**Instruction:** Copy exactly, and only, the lines below from the first through the one containing "0.0144, 0.0144, 0.0144]", both included; pictures are omitted.

**Collected data:**

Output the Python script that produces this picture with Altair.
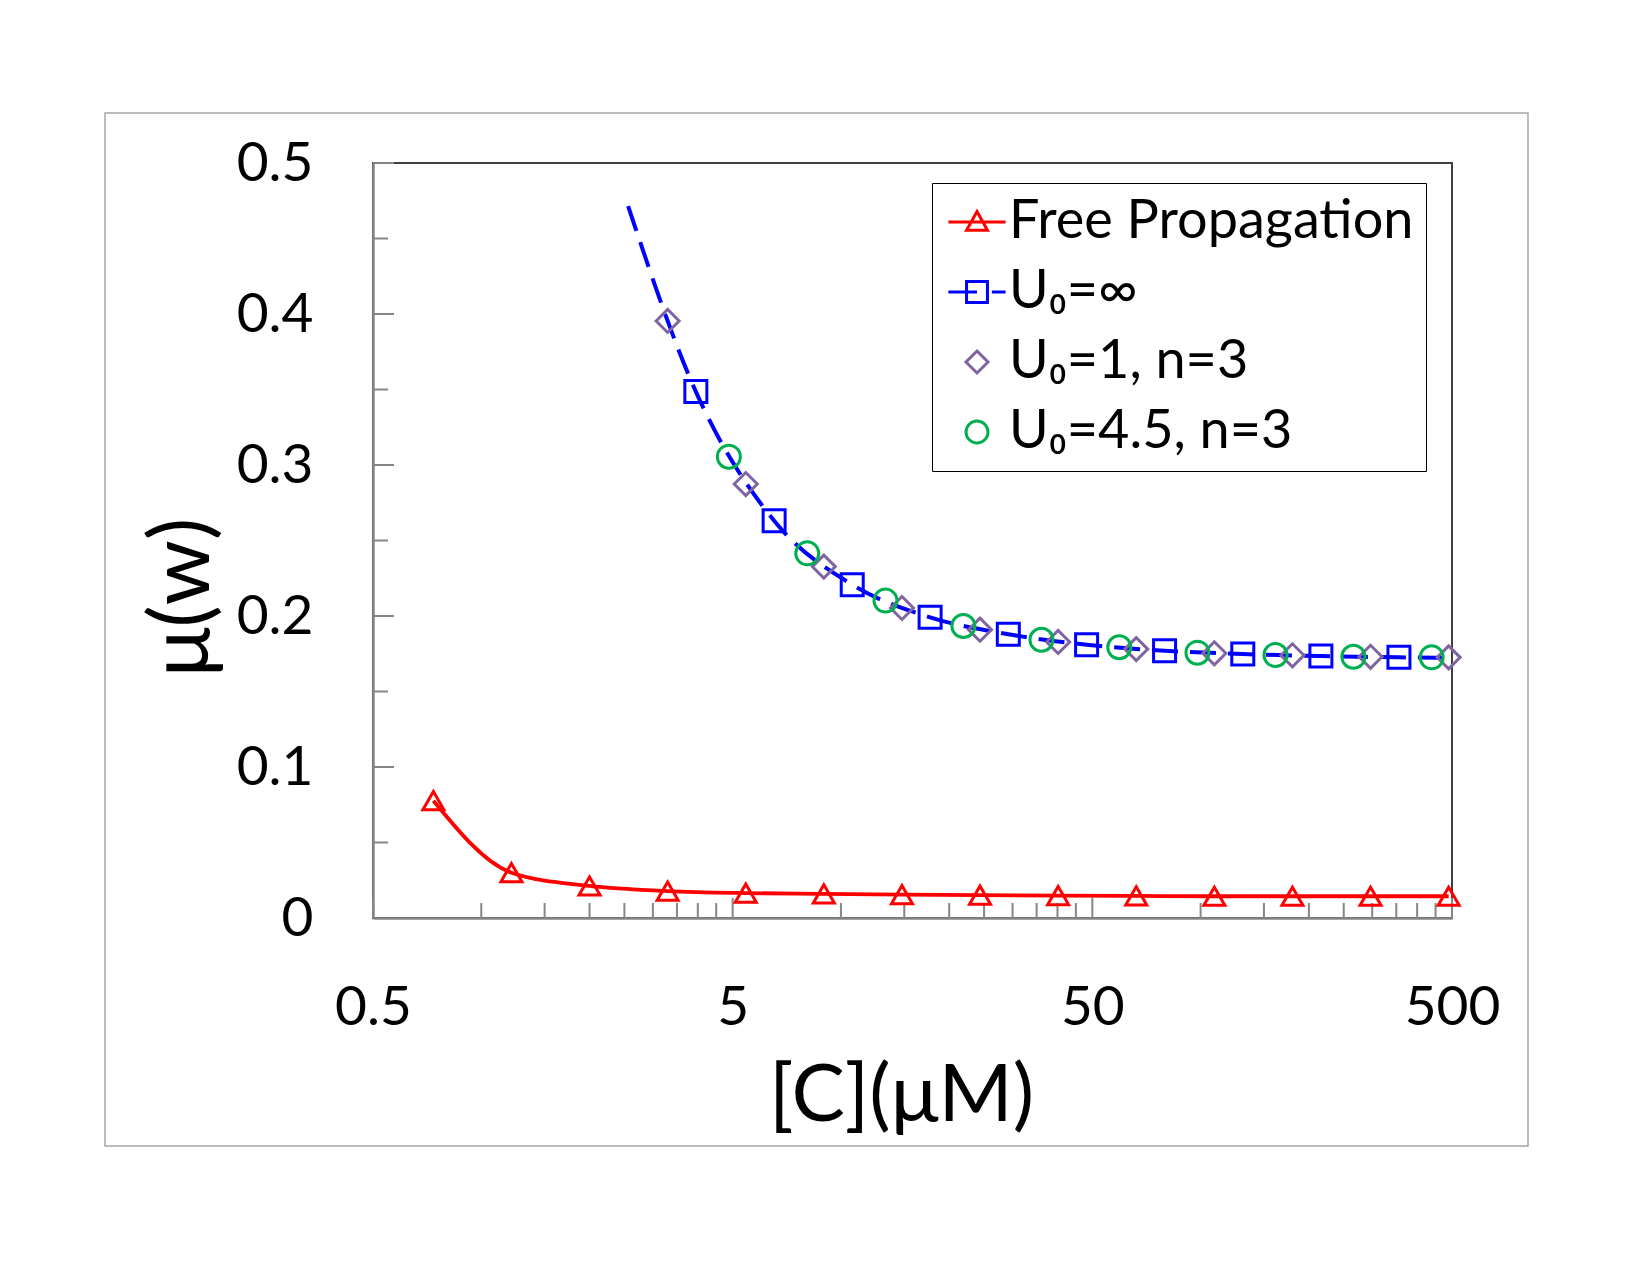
import altair as alt
import pandas as pd

# ---------------- data ----------------
SERIES = ["Free Propagation", "U₀=∞", "U₀=1, n=3", "U₀=4.5, n=3"]
COLORS = ["#FF0000", "#0000FF", "#8064A2", "#00B050"]

RED_X = [0.736, 1.213, 2.0, 3.297, 5.437, 8.963, 14.78, 24.36, 40.17, 66.23, 109.2, 180.0, 296.8, 489.4]
RED_Y = [0.0777, 0.0300, 0.0212, 0.0178, 0.0165, 0.0160, 0.0155, 0.0151, 0.0148, 0.0146, 0.0144, 0.0144, 0.0144, 0.0144]

BLUE_LINE_X = [2.56, 3.95, 6.52, 10.75, 17.7, 29.2, 48.2, 79.4, 131.0, 216.0, 356.0, 500.0]
BLUE_LINE_Y = [0.4715, 0.3486, 0.2631, 0.2207, 0.1991, 0.1879, 0.1810, 0.1770, 0.1748, 0.1735, 0.1726, 0.1722]

SQUARE_X = [3.95, 6.52, 10.75, 17.7, 29.2, 48.2, 79.4, 131.0, 216.0, 356.0]
SQUARE_Y = [0.3486, 0.2631, 0.2207, 0.1991, 0.1879, 0.1810, 0.1770, 0.1748, 0.1735, 0.1726]

DIAMOND_X = [3.297, 5.437, 8.963, 14.78, 24.36, 40.17, 66.23, 109.2, 180.0, 296.8, 489.4]
DIAMOND_Y = [0.3954, 0.2874, 0.2327, 0.2053, 0.1909, 0.1828, 0.1781, 0.1753, 0.1740, 0.1730, 0.1726]

CIRCLE_X = [4.88, 8.06, 13.3, 21.9, 36.1, 59.4, 98.0, 161.5, 266.0, 439.0]
CIRCLE_Y = [0.3055, 0.2415, 0.2102, 0.1934, 0.1843, 0.1793, 0.1757, 0.1742, 0.1730, 0.1726]

X_LABELS = [0.5, 5, 50, 500]
X_MINOR = [1, 1.5, 2, 2.5, 3, 3.5, 4, 4.5, 10, 15, 20, 25, 30, 35, 40, 45,
           100, 150, 200, 250, 300, 350, 400, 450]
Y_LABELS = [0, 0.1, 0.2, 0.3, 0.4, 0.5]
Y_MAJOR = [0.1, 0.2, 0.3, 0.4, 0.5]
Y_MINOR = [0.05, 0.15, 0.25, 0.35, 0.45]

# legend symbols: marker with its line segment(s)
LEGEND_PATHS = [
    "M-2.6,0H2.6M0,-0.95L0.95,0.75H-0.95Z",
    "M-2.6,0H0M1.35,0H2.6M-0.95,-0.95H0.95V0.95H-0.95Z",
    "M0,-1L1,0L0,1L-1,0Z",
    "M1,0A1,1,0,1,1,-1,0A1,1,0,1,1,1,0Z",
]

# ---------------- layout ----------------
W, H = 1079, 755
FONT = "Lato"
GREY = "#868686"

xscale = alt.Scale(type="log", domain=[0.5, 500], nice=False)
yscale = alt.Scale(domain=[0, 0.5], nice=False, zero=False)

xaxis = alt.Axis(values=X_LABELS, format="~g", ticks=False, tickSize=0, grid=False,
                 domainColor=GREY, domainWidth=2.5, labelFont=FONT, labelFontSize=55,
                 labelColor="black", labelPadding=63, labelFlush=False, labelOverlap=False,
                 title="[C](μM)", titleFont=FONT, titleFontSize=80, titleFontWeight="normal",
                 titleColor="black", titleX=528, titleY=178, titleBaseline="middle",
                 titleAlign="center", titleAnchor="start")
yaxis = alt.Axis(values=Y_LABELS, format="~g", ticks=False, tickSize=0, grid=False,
                 domainColor=GREY, domainWidth=2.5, labelFont=FONT, labelFontSize=55,
                 labelColor="black", labelPadding=60, labelFlush=False, labelOverlap=False,
                 title="μ(w)", titleFont=FONT, titleFontSize=83, titleFontWeight="normal",
                 titleColor="black", titleX=-190, titleY=434, titleAngle=270,
                 titleBaseline="middle", titleAlign="center", titleAnchor="start")

X = lambda: alt.X("x:Q", scale=xscale, axis=xaxis)
Y = lambda: alt.Y("y:Q", scale=yscale, axis=yaxis)

red_df = pd.DataFrame({"x": RED_X, "y": RED_Y})
blue_line_df = pd.DataFrame({"x": BLUE_LINE_X, "y": BLUE_LINE_Y})
square_df = pd.DataFrame({"x": SQUARE_X, "y": SQUARE_Y})
diamond_df = pd.DataFrame({"x": DIAMOND_X, "y": DIAMOND_Y})
circle_df = pd.DataFrame({"x": CIRCLE_X, "y": CIRCLE_Y})
legend_df = pd.DataFrame({"series": SERIES, "x": [1.0] * 4, "y": [0.1] * 4})

# outer chart-area frame
frame = alt.Chart(pd.DataFrame({"k": [0]})).mark_rect(
    fillOpacity=0, stroke="#A6A6A6", strokeWidth=1.5
).encode(x=alt.value(-268), x2=alt.value(1155), y=alt.value(-50), y2=alt.value(983))

# inward tick marks
xminor = alt.Chart(pd.DataFrame({"x": X_MINOR})).mark_rule(color=GREY, strokeWidth=2).encode(
    x=X(), y=alt.value(H), y2=alt.value(H - 15))
xmajor = alt.Chart(pd.DataFrame({"x": X_LABELS})).mark_rule(color=GREY, strokeWidth=2).encode(
    x=X(), y=alt.value(H), y2=alt.value(H - 20))
ymajor = alt.Chart(pd.DataFrame({"y": Y_MAJOR})).mark_rule(color=GREY, strokeWidth=2).encode(
    y=Y(), x=alt.value(0), x2=alt.value(21))
yminor = alt.Chart(pd.DataFrame({"y": Y_MINOR})).mark_rule(color=GREY, strokeWidth=2).encode(
    y=Y(), x=alt.value(0), x2=alt.value(15))

MSW = 3.0
red_line = alt.Chart(red_df).mark_line(color=COLORS[0], strokeWidth=3.8,
                                       interpolate="monotone").encode(x=X(), y=Y())
red_pts = alt.Chart(red_df).mark_point(shape="triangle-up", size=441, filled=False,
                                       color=COLORS[0], strokeWidth=MSW, opacity=1).encode(x=X(), y=Y())
blue_line = alt.Chart(blue_line_df).mark_line(color=COLORS[1], strokeWidth=4.0, strokeDash=[26, 12],
                                              interpolate="monotone").encode(x=X(), y=Y())
squares = alt.Chart(square_df).mark_point(shape="square", size=484, filled=False,
                                          color=COLORS[1], strokeWidth=MSW, opacity=1).encode(x=X(), y=Y())
diamonds = alt.Chart(diamond_df).mark_point(shape="diamond", size=529, filled=False,
                                            color=COLORS[2], strokeWidth=MSW, opacity=1).encode(x=X(), y=Y())
circles = alt.Chart(circle_df).mark_point(shape="circle", size=529, filled=False,
                                          color=COLORS[3], strokeWidth=MSW, opacity=1).encode(x=X(), y=Y())

leg = alt.Legend(title=None, orient="none", legendX=559, legendY=20, padding=12,
                 strokeColor="#000000", fillColor="white", symbolSize=484, symbolStrokeWidth=3.0,
                 symbolOffset=6, labelOffset=5, rowPadding=16, labelFont=FONT,
                 labelFontSize=54, labelColor="black", labelLimit=0, symbolType="circle")
legend_layer = alt.Chart(legend_df).transform_filter("datum.x < 0").mark_point(
    filled=False, strokeWidth=3.0, size=484, opacity=1
).encode(
    x=X(), y=Y(),
    color=alt.Color("series:N", scale=alt.Scale(domain=SERIES, range=COLORS), legend=leg),
    shape=alt.Shape("series:N", scale=alt.Scale(domain=SERIES, range=LEGEND_PATHS), legend=leg),
)

chart = alt.layer(
    frame, xminor, xmajor, ymajor, yminor,
    red_line, red_pts, blue_line, squares, diamonds, circles, legend_layer
).properties(
    width=W, height=H,
    autosize=alt.AutoSizeParams(type="none"),
    padding={"left": 373, "top": 163, "right": 198, "bottom": 357},
    background="white",
).configure_view(stroke="#404040", strokeWidth=2)

chart.save("out.html", embed_options={"renderer": "svg", "actions": False})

**Solution:**
Output the Python script that produces this picture with Altair.
import altair as alt
import pandas as pd

# ---------------- data ----------------
SERIES = ["Free Propagation", "U₀=∞", "U₀=1, n=3", "U₀=4.5, n=3"]
COLORS = ["#FF0000", "#0000FF", "#8064A2", "#00B050"]

RED_X = [0.736, 1.213, 2.0, 3.297, 5.437, 8.963, 14.78, 24.36, 40.17, 66.23, 109.2, 180.0, 296.8, 489.4]
RED_Y = [0.0777, 0.0300, 0.0212, 0.0178, 0.0165, 0.0160, 0.0155, 0.0151, 0.0148, 0.0146, 0.0144, 0.0144, 0.0144, 0.0144]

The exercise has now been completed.